- _Exercise objective_
Return all of the data exactly as written, without the pictures.

- _Data segment_
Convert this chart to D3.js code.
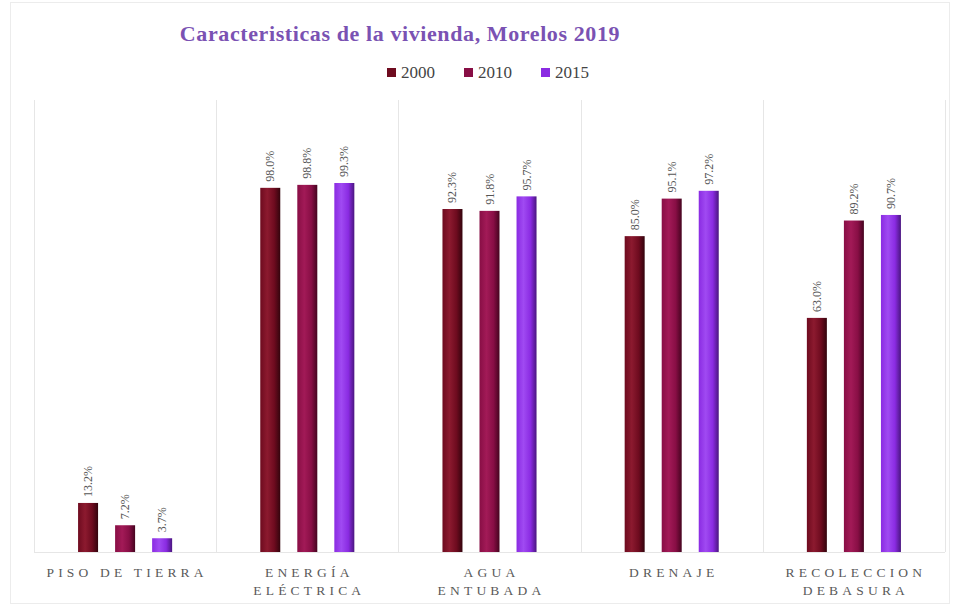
<!DOCTYPE html>
<html>
<head>
<meta charset="utf-8">
<script src="https://cdn.jsdelivr.net/npm/d3@7/dist/d3.min.js"></script>
<style>
  html, body { margin: 0; padding: 0; background: #fff; }
  svg { display: block; }
</style>
</head>
<body>
<svg id="chart" width="953" height="605"></svg>
<script>
// Housing characteristics by year (% of dwellings)
const categories = [
  ["PISO DE TIERRA"],
  ["ENERGÍA", "ELÉCTRICA"],
  ["AGUA", "ENTUBADA"],
  ["DRENAJE"],
  ["RECOLECCION", "DEBASURA"]
];
const years = ["2000", "2010", "2015"];
const values2000 = [13.2, 98.0, 92.3, 85.0, 63.0];
const values2010 = [7.2, 98.8, 91.8, 95.1, 89.2];
const values2015 = [3.7, 99.3, 95.7, 97.2, 90.7];
const labels2000 = ["13.2%", "98.0%", "92.3%", "85.0%", "63.0%"];
const labels2010 = ["7.2%", "98.8%", "91.8%", "95.1%", "89.2%"];
const labels2015 = ["3.7%", "99.3%", "95.7%", "97.2%", "90.7%"];

const series = [
  { year: years[0], values: values2000, labels: labels2000 },
  { year: years[1], values: values2010, labels: labels2010 },
  { year: years[2], values: values2015, labels: labels2015 }
];

const colors = {
  "2000": { base: "#6e0b1f", light: "#8c1a2f", dark: "#33040d" },
  "2010": { base: "#880e45", light: "#a21a57", dark: "#45041f" },
  "2015": { base: "#8a2be2", light: "#a04af2", dark: "#4a1680" }
};

const svg = d3.select("#chart");
const W = 953, H = 605;
const plot = { left: 34, right: 945, top: 100, bottom: 552 };

// outer frame
svg.append("rect")
  .attr("x", 10.5).attr("y", 2.5).attr("width", W - 14).attr("height", H - 4)
  .attr("fill", "none").attr("stroke", "#ececec").attr("stroke-width", 1);

const defs = svg.append("defs");
years.forEach(y => {
  const c = colors[y];
  const g = defs.append("linearGradient").attr("id", "grad" + y)
    .attr("x1", "0%").attr("x2", "100%").attr("y1", "0%").attr("y2", "0%");
  g.append("stop").attr("offset", "0%").attr("stop-color", c.base);
  g.append("stop").attr("offset", "35%").attr("stop-color", c.light);
  g.append("stop").attr("offset", "70%").attr("stop-color", c.base);
  g.append("stop").attr("offset", "100%").attr("stop-color", c.dark);
});

const x0 = d3.scaleBand()
  .domain(d3.range(categories.length))
  .range([plot.left, plot.right])
  .paddingInner(0).paddingOuter(0);

const x1 = d3.scaleBand()
  .domain(years)
  .range([0, x0.bandwidth()])
  .paddingInner(0.46).paddingOuter(1.19);

const yScale = d3.scaleLinear().domain([0, 100]).range([plot.bottom, plot.bottom - 371.6]);

// category dividers
const dividers = d3.range(categories.length + 1).map(i =>
  i < categories.length ? x0(i) : x0(categories.length - 1) + x0.bandwidth());
svg.append("g").selectAll("line").data(dividers).join("line")
  .attr("x1", d => Math.round(d) + 0.5).attr("x2", d => Math.round(d) + 0.5)
  .attr("y1", plot.top).attr("y2", plot.bottom)
  .attr("stroke", "#e6e6e6").attr("stroke-width", 1);

// baseline
svg.append("line")
  .attr("x1", plot.left).attr("x2", plot.right)
  .attr("y1", plot.bottom + 0.5).attr("y2", plot.bottom + 0.5)
  .attr("stroke", "#e6e6e6");

// bars
const groups = svg.append("g").selectAll("g").data(series).join("g");
groups.selectAll("rect")
  .data(s => s.values.map((v, i) => ({ v, i, year: s.year, label: s.labels[i] })))
  .join("rect")
  .attr("x", d => x0(d.i) + x1(d.year))
  .attr("width", x1.bandwidth())
  .attr("y", d => yScale(d.v))
  .attr("height", d => yScale(0) - yScale(d.v))
  .attr("fill", d => `url(#grad${d.year})`);

// value labels (rotated)
groups.selectAll("text")
  .data(s => s.values.map((v, i) => ({ v, i, year: s.year, label: s.labels[i] })))
  .join("text")
  .attr("transform", d => {
    const cx = x0(d.i) + x1(d.year) + x1.bandwidth() / 2 + 4;
    const cy = yScale(d.v) - 6;
    return `translate(${cx},${cy}) rotate(-90)`;
  })
  .attr("text-anchor", "start")
  .attr("font-family", "Liberation Serif, Times New Roman, serif")
  .attr("font-size", 12)
  .attr("fill", "#555")
  .text(d => d.label);

// category labels
const catG = svg.append("g");
categories.forEach((lines, i) => {
  const cx = x0(i) + x0.bandwidth() / 2;
  lines.forEach((ln, j) => {
    catG.append("text")
      .attr("x", cx + 2).attr("y", 577 + j * 18)
      .attr("text-anchor", "middle")
      .attr("font-family", "Liberation Serif, Times New Roman, serif")
      .attr("font-size", 13.5)
      .attr("letter-spacing", "4.2px")
      .attr("fill", "#5a5a5a")
      .text(ln);
  });
});

// title
svg.append("text")
  .attr("x", 400).attr("y", 41)
  .attr("text-anchor", "middle")
  .attr("font-family", "Liberation Serif, Times New Roman, serif")
  .attr("font-weight", "bold")
  .attr("font-size", 22)
  .attr("letter-spacing", "0.6px")
  .attr("fill", "#7a52b3")
  .text("Caracteristicas de la vivienda, Morelos 2019");

// legend
const legend = svg.append("g").attr("transform", "translate(387,72)");
const legendX = [0, 77, 154];
years.forEach((y, i) => {
  const g = legend.append("g").attr("transform", `translate(${legendX[i]},0)`);
  g.append("rect").attr("x", 0).attr("y", -4).attr("width", 9).attr("height", 9)
    .attr("fill", colors[y].base);
  g.append("text").attr("x", 14).attr("y", 6)
    .attr("font-family", "Liberation Serif, Times New Roman, serif")
    .attr("font-size", 17).attr("fill", "#444")
    .text(y);
});
</script>
</body>
</html>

- _Response_
Convert this chart to D3.js code.
<!DOCTYPE html>
<html>
<head>
<meta charset="utf-8">
<script src="https://cdn.jsdelivr.net/npm/d3@7/dist/d3.min.js"></script>
<style>
  html, body { margin: 0; padding: 0; background: #fff; }
  svg { display: block; }
</style>
</head>
<body>
<svg id="chart" width="953" height="605"></svg>
<script>
// Housing characteristics by year (% of dwellings)
const categories = [
  ["PISO DE TIERRA"],
  ["ENERGÍA", "ELÉCTRICA"],
  ["AGUA", "ENTUBADA"],
  ["DRENAJE"],
  ["RECOLECCION", "DEBASURA"]
];
const years = ["2000", "2010", "2015"];
const values2000 = [13.2, 98.0, 92.3, 85.0, 63.0];
const values2010 = [7.2, 98.8, 91.8, 95.1, 89.2];
const values2015 = [3.7, 99.3, 95.7, 97.2, 90.7];
const labels2000 = ["13.2%", "98.0%", "92.3%", "85.0%", "63.0%"];
const labels2010 = ["7.2%", "98.8%", "91.8%", "95.1%", "89.2%"];
const labels2015 = ["3.7%", "99.3%", "95.7%", "97.2%", "90.7%"];

const series = [
  { year: years[0], values: values2000, labels: labels2000 },
  { year: years[1], values: values2010, labels: labels2010 },
  { year: years[2], values: values2015, labels: labels2015 }
];

const colors = {
  "2000": { base: "#6e0b1f", light: "#8c1a2f", dark: "#33040d" },
  "2010": { base: "#880e45", light: "#a21a57", dark: "#45041f" },
  "2015": { base: "#8a2be2", light: "#a04af2", dark: "#4a1680" }
};

const svg = d3.select("#chart");
const W = 953, H = 605;
const plot = { left: 34, right: 945, top: 100, bottom: 552 };

// outer frame
svg.append("rect")
  .attr("x", 10.5).attr("y", 2.5).attr("width", W - 14).attr("height", H - 4)
  .attr("fill", "none").attr("stroke", "#ececec").attr("stroke-width", 1);

const defs = svg.append("defs");
years.forEach(y => {
  const c = colors[y];
  const g = defs.append("linearGradient").attr("id", "grad" + y)
    .attr("x1", "0%").attr("x2", "100%").attr("y1", "0%").attr("y2", "0%");
  g.append("stop").attr("offset", "0%").attr("stop-color", c.base);
  g.append("stop").attr("offset", "35%").attr("stop-color", c.light);
  g.append("stop").attr("offset", "70%").attr("stop-color", c.base);
  g.append("stop").attr("offset", "100%").attr("stop-color", c.dark);
});

const x0 = d3.scaleBand()
  .domain(d3.range(categories.length))
  .range([plot.left, plot.right])
  .paddingInner(0).paddingOuter(0);

const x1 = d3.scaleBand()
  .domain(years)
  .range([0, x0.bandwidth()])
  .paddingInner(0.46).paddingOuter(1.19);

const yScale = d3.scaleLinear().domain([0, 100]).range([plot.bottom, plot.bottom - 371.6]);

// category dividers
const dividers = d3.range(categories.length + 1).map(i =>
  i < categories.length ? x0(i) : x0(categories.length - 1) + x0.bandwidth());
svg.append("g").selectAll("line").data(dividers).join("line")
  .attr("x1", d => Math.round(d) + 0.5).attr("x2", d => Math.round(d) + 0.5)
  .attr("y1", plot.top).attr("y2", plot.bottom)
  .attr("stroke", "#e6e6e6").attr("stroke-width", 1);

// baseline
svg.append("line")
  .attr("x1", plot.left).attr("x2", plot.right)
  .attr("y1", plot.bottom + 0.5).attr("y2", plot.bottom + 0.5)
  .attr("stroke", "#e6e6e6");

// bars
const groups = svg.append("g").selectAll("g").data(series).join("g");
groups.selectAll("rect")
  .data(s => s.values.map((v, i) => ({ v, i, year: s.year, label: s.labels[i] })))
  .join("rect")
  .attr("x", d => x0(d.i) + x1(d.year))
  .attr("width", x1.bandwidth())
  .attr("y", d => yScale(d.v))
  .attr("height", d => yScale(0) - yScale(d.v))
  .attr("fill", d => `url(#grad${d.year})`);

// value labels (rotated)
groups.selectAll("text")
  .data(s => s.values.map((v, i) => ({ v, i, year: s.year, label: s.labels[i] })))
  .join("text")
  .attr("transform", d => {
    const cx = x0(d.i) + x1(d.year) + x1.bandwidth() / 2 + 4;
    const cy = yScale(d.v) - 6;
    return `translate(${cx},${cy}) rotate(-90)`;
  })
  .attr("text-anchor", "start")
  .attr("font-family", "Liberation Serif, Times New Roman, serif")
  .attr("font-size", 12)
  .attr("fill", "#555")
  .text(d => d.label);

// category labels
const catG = svg.append("g");
categories.forEach((lines, i) => {
  const cx = x0(i) + x0.bandwidth() / 2;
  lines.forEach((ln, j) => {
    catG.append("text")
      .attr("x", cx + 2).attr("y", 577 + j * 18)
      .attr("text-anchor", "middle")
      .attr("font-family", "Liberation Serif, Times New Roman, serif")
      .attr("font-size", 13.5)
      .attr("letter-spacing", "4.2px")
      .attr("fill", "#5a5a5a")
      .text(ln);
  });
});

// title
svg.append("text")
  .attr("x", 400).attr("y", 41)
  .attr("text-anchor", "middle")
  .attr("font-family", "Liberation Serif, Times New Roman, serif")
  .attr("font-weight", "bold")
  .attr("font-size", 22)
  .attr("letter-spacing", "0.6px")
  .attr("fill", "#7a52b3")
  .text("Caracteristicas de la vivienda, Morelos 2019");

// legend
const legend = svg.append("g").attr("transform", "translate(387,72)");
const legendX = [0, 77, 154];
years.forEach((y, i) => {
  const g = legend.append("g").attr("transform", `translate(${legendX[i]},0)`);
  g.append("rect").attr("x", 0).attr("y", -4).attr("width", 9).attr("height", 9)
    .attr("fill", colors[y].base);
  g.append("text").attr("x", 14).attr("y", 6)
    .attr("font-family", "Liberation Serif, Times New Roman, serif")
    .attr("font-size", 17).attr("fill", "#444")
    .text(y);
});
</script>
</body>
</html>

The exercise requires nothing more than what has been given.